CORNETO: AI Breakthrough in Decoding Omics Data

European Molecular Biology Laboratory

EMBL-EBI scientists and collaborators at Heidelberg University have developed CORNETO, a new computational tool that uses machine learning to gain meaningful insights from complex biological data. CORNETO enables users to extract molecular networks – maps of how genes, proteins, and signalling pathways interact – by combining experimental data from different samples and conditions with prior biological knowledge, such as signalling or metabolic networks. This can help us to better understand the mechanisms that lead a cell to be healthy or diseased.

Understanding how molecules interact inside our cells is key to uncovering the mechanisms that can go wrong, leading to disease. But as the types of omics data available to researchers grow in size and complexity, researchers often struggle to extract useful, meaningful patterns from them. CORNETO, which stands for Constrained Optimisation for the Recovery of NETworks from Omics, combines machine learning techniques with biological prior knowledge to simultaneously analyse multiple types of omics data, including transcriptomics, proteomics, and metabolomics.

"We wanted to solve a common challenge in systems biology: how to make sense of omics data when you have so much complex data available all at once," said Julio Saez-Rodriguez, Head of Research at EMBL-EBI and Professor on leave at Heidelberg University. "CORNETO helps by combining these complex data with prior information coming from biological databases to find patterns that are consistent, interpretable, and biologically meaningful."

Unified omics analyses

Traditionally, scientists analyse data from one condition at a time – for example, comparing healthy cells to diseased ones – and build separate interaction networks for each. But this approach can miss the bigger picture. CORNETO uses machine learning to analyse multiple samples or conditions together, highlighting biological processes that are shared across datasets, and pinpointing the differences between samples. CORNETO is also designed to allow researchers to customise it for specific use cases or extend it to new data types as needed.

"Using CORNETO is like finding the common threads in a tangled web," explained Pablo Rodríguez-Mier, postdoctoral researcher at Heidelberg University. "It helps researchers pull out the key biological processes that are happening across many samples and understand what's different or the same in each one."

Real-world applications

Using CORNETO is especially valuable to researchers working in fields like cancer research, where there are similarities across patients, but no two patients are exactly alike. To demonstrate this, the researchers used CORNETO to analyse gene expression data from multiple cancer patients to discover which specific intracellular signalling pathways were behaving abnormally.

Using only transcriptomics data, CORNETO identified key deregulated kinases, enzymes that regulate cell signalling, which were also detected independently using phosphoproteomics.

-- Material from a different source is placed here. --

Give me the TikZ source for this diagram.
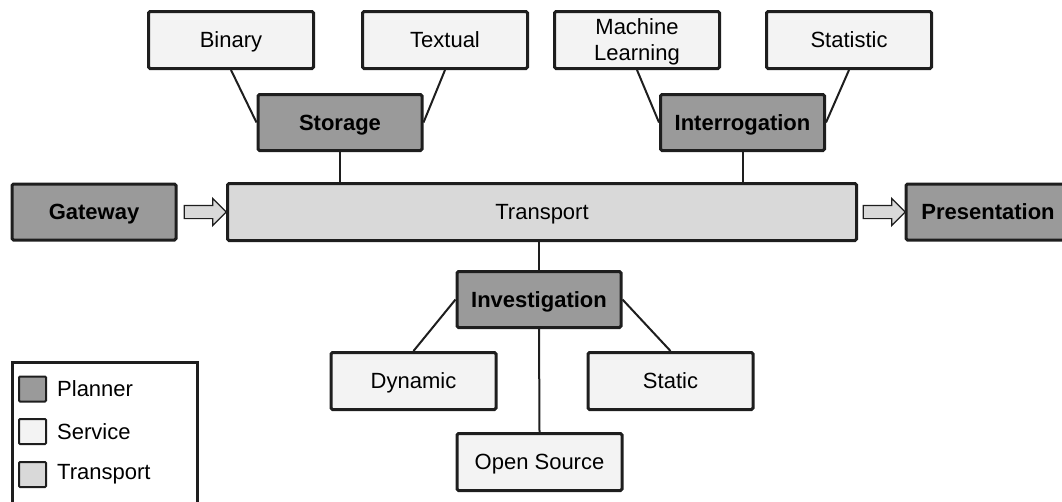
\documentclass[tikz,border=0pt]{standalone}
\usepackage{fontspec}
\setmainfont{Liberation Sans}
\usetikzlibrary{shapes.arrows,positioning}
\definecolor{plannerfill}{HTML}{9A9A9A}
\definecolor{servicefill}{HTML}{F3F3F3}
\definecolor{transportfill}{HTML}{D9D9D9}
\definecolor{edge}{HTML}{1E1E1E}
\newcommand\diagfont{\fontsize{22}{26}\selectfont}
\tikzset{box/.style={draw=edge, line width=3pt, rounded corners=1.5pt, inner sep=0pt, align=center, font=\diagfont,
    text height=15.5pt, text depth=0pt},
  planner/.style={box, fill=plannerfill, font=\diagfont\bfseries, minimum width=164pt, minimum height=56pt},
  service/.style={box, fill=servicefill, minimum width=165pt, minimum height=57pt},
  carrier/.style={box, fill=transportfill, minimum width=629pt, minimum height=57pt},
  link/.style={draw=edge, line width=2pt},
  flow/.style={shape=single arrow, draw=edge, line width=1.2pt, fill=transportfill, minimum height=42pt,
    single arrow head extend=7pt, inner xsep=0pt, inner ysep=6pt},
  swatch/.style={draw=edge, line width=2pt, rounded corners=1pt, minimum width=27pt, minimum height=25pt, inner sep=0pt}}

\begin{document}
\begin{tikzpicture}[x=1pt, y=-1pt]
  \useasboundingbox (0,0) rectangle (1062,501);
  % services on top
  \node[service] (binary)    at (231,40) {Binary};
  \node[service] (textual)   at (445,40) {Textual};
  \node[service, text height=41.5pt] (learning) at (637,40) {Machine\\Learning};
  \node[service] (statistic) at (849,40) {Statistic};
  % planners over the transport
  \node[planner] (storage)       at (340,122.5) {Storage};
  \node[planner] (interrogation) at (742.5,122.5) {Interrogation};
  % main row
  \node[planner] (gateway)      at (94,212)  {Gateway};
  \node[carrier] (transport)    at (542,212) {Transport};
  \node[planner] (presentation) at (988,212) {Presentation};
  \node[flow] (inflow)  at (202,212) {};
  \node[flow] (outflow) at (881,212) {};
  % investigation branch
  \node[planner] (investigation) at (539,299.5) {Investigation};
  \node[service] (dynamic)    at (413.5,381) {Dynamic};
  \node[service] (static)     at (670.5,381) {Static};
  \node[service] (opensource) at (539.5,462) {Open Source};
  % links
  \draw[link] (binary.south) -- (storage.west);
  \draw[link] (textual.south) -- (storage.east);
  \draw[link] (learning.south) -- (interrogation.west);
  \draw[link] (statistic.south) -- (interrogation.east);
  \draw[link] (storage.south) -- (storage.south |- transport.north);
  \draw[link] (interrogation.south) -- (interrogation.south |- transport.north);
  \draw[link] (investigation.north |- transport.south) -- (investigation.north);
  \draw[link] (investigation.west) -- (dynamic.north);
  \draw[link] (investigation.east) -- (static.north);
  \draw[link] (investigation.south) -- (opensource.north);
  % legend
  \node[draw=edge, line width=2.5pt, minimum width=185pt, minimum height=160pt, inner sep=0pt, anchor=north west] (legend) at (11,361) {};
  \foreach \y/\c/\t in {389/plannerfill/Planner, 431.5/servicefill/Service, 474.5/transportfill/Transport}{
    \node[swatch, fill=\c] (sw-\t) at (32.5,\y) {};
    \node[right=10pt of sw-\t, inner sep=0pt, font=\diagfont] (lb-\t) {\t};
  }
\end{tikzpicture}
\end{document}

The resulting networks revealed both shared pathways and patient-specific differences, a step toward the kinds of insights that could one day support personalised treatment strategies.

CORNETO is also currently being used in the EU research project DECIDER to identify deregulated signalling pathways associated with chemotherapy resistance in ovarian cancer patients.

The researchers also used CORNETO to analyse metabolic pathways in yeast strains in which different genes were inactivated. Here, CORNETO was able to find the key processes the yeast cells were using to survive and grow. Understanding these essential processes could help scientists design better yeast strains for making biofuels and other products for industrial manufacturing.

Open-source and ready to use

CORNETO is available as open-source software on GitHub . Here, you can also find tutorials, example datasets, and modular code to adapt CORNETO to your needs.